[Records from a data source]
* START *

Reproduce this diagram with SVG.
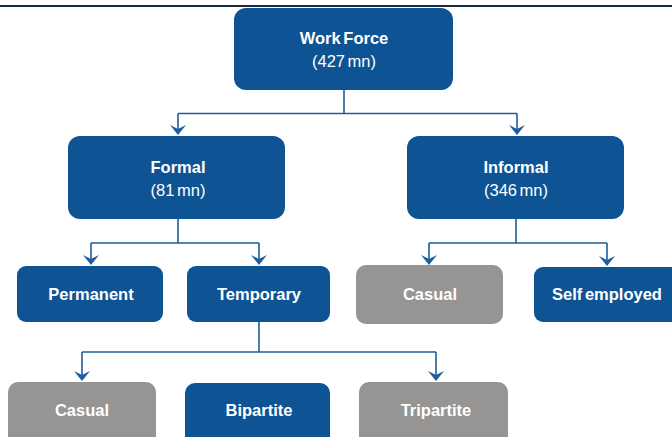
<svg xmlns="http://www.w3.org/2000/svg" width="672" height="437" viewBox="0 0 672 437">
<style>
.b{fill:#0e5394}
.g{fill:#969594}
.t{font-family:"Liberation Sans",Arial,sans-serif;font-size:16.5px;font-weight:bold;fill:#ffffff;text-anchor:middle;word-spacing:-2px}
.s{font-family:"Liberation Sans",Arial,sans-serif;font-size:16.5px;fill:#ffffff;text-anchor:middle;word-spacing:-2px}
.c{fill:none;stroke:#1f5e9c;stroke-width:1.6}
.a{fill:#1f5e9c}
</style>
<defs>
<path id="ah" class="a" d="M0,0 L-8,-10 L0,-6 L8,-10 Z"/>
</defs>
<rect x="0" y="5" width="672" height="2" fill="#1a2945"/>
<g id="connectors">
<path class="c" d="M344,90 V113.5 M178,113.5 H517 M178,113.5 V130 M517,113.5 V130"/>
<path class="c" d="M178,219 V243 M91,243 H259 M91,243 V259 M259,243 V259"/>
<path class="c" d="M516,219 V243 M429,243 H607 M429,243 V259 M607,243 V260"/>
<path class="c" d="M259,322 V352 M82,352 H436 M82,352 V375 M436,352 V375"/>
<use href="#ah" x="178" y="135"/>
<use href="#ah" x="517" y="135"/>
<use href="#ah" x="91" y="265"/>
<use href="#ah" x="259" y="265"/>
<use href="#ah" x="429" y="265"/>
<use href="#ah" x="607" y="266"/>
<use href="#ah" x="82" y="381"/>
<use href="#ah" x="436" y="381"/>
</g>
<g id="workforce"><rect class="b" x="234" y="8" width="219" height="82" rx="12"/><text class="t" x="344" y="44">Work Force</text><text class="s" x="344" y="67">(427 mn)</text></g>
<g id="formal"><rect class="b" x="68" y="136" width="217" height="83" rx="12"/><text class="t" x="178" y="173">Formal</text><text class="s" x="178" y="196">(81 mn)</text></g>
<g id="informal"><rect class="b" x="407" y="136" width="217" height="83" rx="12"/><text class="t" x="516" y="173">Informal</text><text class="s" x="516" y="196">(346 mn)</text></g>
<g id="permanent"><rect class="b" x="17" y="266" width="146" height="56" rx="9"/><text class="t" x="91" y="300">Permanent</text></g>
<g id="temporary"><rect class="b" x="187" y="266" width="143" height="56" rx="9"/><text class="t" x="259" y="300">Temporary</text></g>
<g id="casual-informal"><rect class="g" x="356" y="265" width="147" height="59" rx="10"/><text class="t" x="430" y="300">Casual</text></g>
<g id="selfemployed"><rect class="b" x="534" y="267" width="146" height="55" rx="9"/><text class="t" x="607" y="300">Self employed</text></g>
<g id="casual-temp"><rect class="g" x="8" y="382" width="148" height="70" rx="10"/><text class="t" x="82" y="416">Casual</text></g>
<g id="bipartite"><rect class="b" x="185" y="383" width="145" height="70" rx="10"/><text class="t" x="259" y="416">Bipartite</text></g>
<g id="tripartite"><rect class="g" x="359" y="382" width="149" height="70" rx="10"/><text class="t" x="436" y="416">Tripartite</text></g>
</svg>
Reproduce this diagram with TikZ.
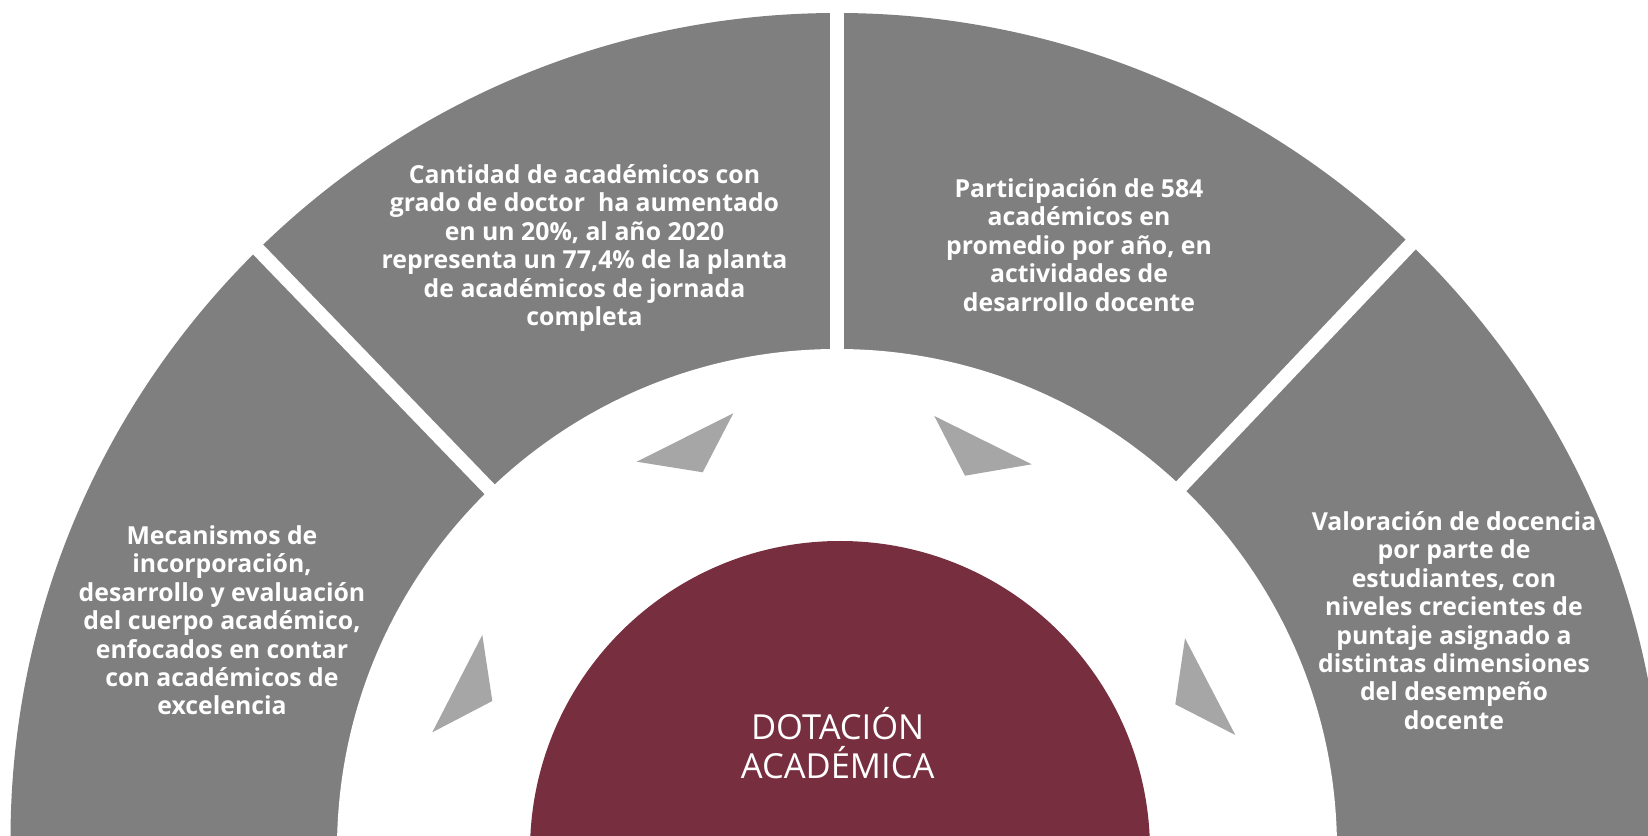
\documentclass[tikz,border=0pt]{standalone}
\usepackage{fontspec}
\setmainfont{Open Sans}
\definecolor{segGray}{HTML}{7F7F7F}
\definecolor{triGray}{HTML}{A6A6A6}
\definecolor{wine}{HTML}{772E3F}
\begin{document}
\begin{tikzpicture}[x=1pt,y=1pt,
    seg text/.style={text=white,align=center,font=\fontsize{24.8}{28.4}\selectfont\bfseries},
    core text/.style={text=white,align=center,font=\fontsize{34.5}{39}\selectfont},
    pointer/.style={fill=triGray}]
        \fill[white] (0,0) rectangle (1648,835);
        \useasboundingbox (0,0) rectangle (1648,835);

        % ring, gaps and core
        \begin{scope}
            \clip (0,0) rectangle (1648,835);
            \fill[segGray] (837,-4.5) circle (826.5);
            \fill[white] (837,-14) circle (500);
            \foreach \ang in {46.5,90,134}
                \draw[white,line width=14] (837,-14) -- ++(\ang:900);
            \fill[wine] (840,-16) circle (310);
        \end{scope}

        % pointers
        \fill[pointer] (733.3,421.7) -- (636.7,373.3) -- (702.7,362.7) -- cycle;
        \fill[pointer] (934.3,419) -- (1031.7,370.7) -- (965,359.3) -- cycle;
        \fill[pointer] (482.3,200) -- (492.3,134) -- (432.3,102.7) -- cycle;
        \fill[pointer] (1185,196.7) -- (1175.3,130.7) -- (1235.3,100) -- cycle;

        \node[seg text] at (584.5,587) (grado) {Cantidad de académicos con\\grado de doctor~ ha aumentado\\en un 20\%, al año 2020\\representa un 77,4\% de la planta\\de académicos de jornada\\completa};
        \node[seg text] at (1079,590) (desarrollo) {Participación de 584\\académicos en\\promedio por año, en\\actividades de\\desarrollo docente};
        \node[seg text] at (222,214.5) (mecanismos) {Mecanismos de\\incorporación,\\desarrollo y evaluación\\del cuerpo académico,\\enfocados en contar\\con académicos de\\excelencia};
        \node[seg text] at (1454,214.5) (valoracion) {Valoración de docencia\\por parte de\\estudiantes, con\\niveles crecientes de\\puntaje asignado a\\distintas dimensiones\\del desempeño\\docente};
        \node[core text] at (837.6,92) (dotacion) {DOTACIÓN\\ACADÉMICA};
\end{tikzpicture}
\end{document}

* END *
* START *

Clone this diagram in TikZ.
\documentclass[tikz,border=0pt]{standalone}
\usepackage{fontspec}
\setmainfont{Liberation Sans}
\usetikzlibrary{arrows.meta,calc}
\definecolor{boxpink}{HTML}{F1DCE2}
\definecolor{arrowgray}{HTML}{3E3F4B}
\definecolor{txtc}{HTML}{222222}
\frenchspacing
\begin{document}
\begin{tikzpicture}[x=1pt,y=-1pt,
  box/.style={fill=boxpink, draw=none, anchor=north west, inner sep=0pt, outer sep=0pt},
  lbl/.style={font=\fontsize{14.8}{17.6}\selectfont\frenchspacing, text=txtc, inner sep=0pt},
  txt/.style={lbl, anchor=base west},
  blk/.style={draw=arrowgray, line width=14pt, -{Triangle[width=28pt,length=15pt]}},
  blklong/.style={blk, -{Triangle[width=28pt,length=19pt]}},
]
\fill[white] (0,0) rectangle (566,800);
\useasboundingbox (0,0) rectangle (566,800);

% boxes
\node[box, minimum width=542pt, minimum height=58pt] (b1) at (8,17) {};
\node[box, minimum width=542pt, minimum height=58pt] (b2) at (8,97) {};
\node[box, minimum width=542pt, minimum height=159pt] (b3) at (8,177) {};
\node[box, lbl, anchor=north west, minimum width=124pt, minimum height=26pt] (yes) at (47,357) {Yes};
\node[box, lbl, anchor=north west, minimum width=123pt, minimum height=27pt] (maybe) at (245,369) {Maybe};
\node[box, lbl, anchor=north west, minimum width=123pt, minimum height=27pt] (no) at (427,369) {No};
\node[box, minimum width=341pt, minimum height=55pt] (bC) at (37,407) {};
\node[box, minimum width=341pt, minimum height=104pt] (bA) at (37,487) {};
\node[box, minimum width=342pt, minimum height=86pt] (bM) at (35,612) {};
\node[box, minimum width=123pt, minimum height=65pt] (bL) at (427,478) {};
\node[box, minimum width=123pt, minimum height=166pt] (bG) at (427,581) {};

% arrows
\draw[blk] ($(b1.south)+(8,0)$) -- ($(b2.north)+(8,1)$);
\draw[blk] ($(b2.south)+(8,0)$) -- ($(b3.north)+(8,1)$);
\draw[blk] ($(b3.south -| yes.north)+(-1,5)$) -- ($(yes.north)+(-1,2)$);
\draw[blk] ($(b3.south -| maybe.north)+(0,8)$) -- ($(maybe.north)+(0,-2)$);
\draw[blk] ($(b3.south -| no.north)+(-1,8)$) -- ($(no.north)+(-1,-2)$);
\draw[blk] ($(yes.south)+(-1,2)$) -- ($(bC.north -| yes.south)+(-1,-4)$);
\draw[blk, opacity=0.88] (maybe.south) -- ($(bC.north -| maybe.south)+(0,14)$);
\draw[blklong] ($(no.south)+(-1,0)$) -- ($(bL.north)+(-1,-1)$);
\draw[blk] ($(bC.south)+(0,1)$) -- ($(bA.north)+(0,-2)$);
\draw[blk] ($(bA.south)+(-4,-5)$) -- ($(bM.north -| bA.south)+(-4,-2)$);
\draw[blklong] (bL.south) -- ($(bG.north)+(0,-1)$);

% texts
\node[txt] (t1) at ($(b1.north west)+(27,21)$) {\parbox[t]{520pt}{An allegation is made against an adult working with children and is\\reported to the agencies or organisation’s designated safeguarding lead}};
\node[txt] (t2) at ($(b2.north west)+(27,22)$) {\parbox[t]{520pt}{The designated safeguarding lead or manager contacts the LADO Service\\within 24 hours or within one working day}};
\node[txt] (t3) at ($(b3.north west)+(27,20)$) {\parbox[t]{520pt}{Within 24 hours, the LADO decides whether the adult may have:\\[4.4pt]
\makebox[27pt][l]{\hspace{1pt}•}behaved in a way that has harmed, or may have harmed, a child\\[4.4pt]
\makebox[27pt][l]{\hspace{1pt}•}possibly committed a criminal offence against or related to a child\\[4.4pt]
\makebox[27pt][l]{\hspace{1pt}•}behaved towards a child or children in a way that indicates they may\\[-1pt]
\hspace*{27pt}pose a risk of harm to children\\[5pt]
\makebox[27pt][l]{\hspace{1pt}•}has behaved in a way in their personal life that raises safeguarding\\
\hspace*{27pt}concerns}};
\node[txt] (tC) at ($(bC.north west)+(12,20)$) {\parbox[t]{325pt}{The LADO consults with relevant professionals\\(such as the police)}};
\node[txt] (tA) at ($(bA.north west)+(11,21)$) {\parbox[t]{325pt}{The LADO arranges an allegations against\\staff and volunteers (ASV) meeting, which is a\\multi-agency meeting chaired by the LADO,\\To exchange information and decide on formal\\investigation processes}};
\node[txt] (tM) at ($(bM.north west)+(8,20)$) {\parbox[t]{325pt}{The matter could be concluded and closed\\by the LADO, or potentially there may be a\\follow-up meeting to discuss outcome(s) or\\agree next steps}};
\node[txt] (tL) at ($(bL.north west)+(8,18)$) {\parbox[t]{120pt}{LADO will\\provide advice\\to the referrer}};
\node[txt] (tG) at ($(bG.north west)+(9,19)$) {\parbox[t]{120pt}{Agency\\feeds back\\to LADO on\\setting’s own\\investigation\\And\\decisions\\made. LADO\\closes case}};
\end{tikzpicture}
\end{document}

* END *

* _Given request_
Exactly and only the lines from the line with "Reproduce this diagram with TikZ." to the line with "(1235.3,100) -- cycle;", both ends included, should be echoed. Do not carry over the pictures.

* _Task response_
Reproduce this diagram with TikZ.
\documentclass[tikz,border=0pt]{standalone}
\usepackage{fontspec}
\setmainfont{Open Sans}
\definecolor{segGray}{HTML}{7F7F7F}
\definecolor{triGray}{HTML}{A6A6A6}
\definecolor{wine}{HTML}{772E3F}
\begin{document}
\begin{tikzpicture}[x=1pt,y=1pt,
    seg text/.style={text=white,align=center,font=\fontsize{24.8}{28.4}\selectfont\bfseries},
    core text/.style={text=white,align=center,font=\fontsize{34.5}{39}\selectfont},
    pointer/.style={fill=triGray}]
        \fill[white] (0,0) rectangle (1648,835);
        \useasboundingbox (0,0) rectangle (1648,835);

        % ring, gaps and core
        \begin{scope}
            \clip (0,0) rectangle (1648,835);
            \fill[segGray] (837,-4.5) circle (826.5);
            \fill[white] (837,-14) circle (500);
            \foreach \ang in {46.5,90,134}
                \draw[white,line width=14] (837,-14) -- ++(\ang:900);
            \fill[wine] (840,-16) circle (310);
        \end{scope}

        % pointers
        \fill[pointer] (733.3,421.7) -- (636.7,373.3) -- (702.7,362.7) -- cycle;
        \fill[pointer] (934.3,419) -- (1031.7,370.7) -- (965,359.3) -- cycle;
        \fill[pointer] (482.3,200) -- (492.3,134) -- (432.3,102.7) -- cycle;
        \fill[pointer] (1185,196.7) -- (1175.3,130.7) -- (1235.3,100) -- cycle;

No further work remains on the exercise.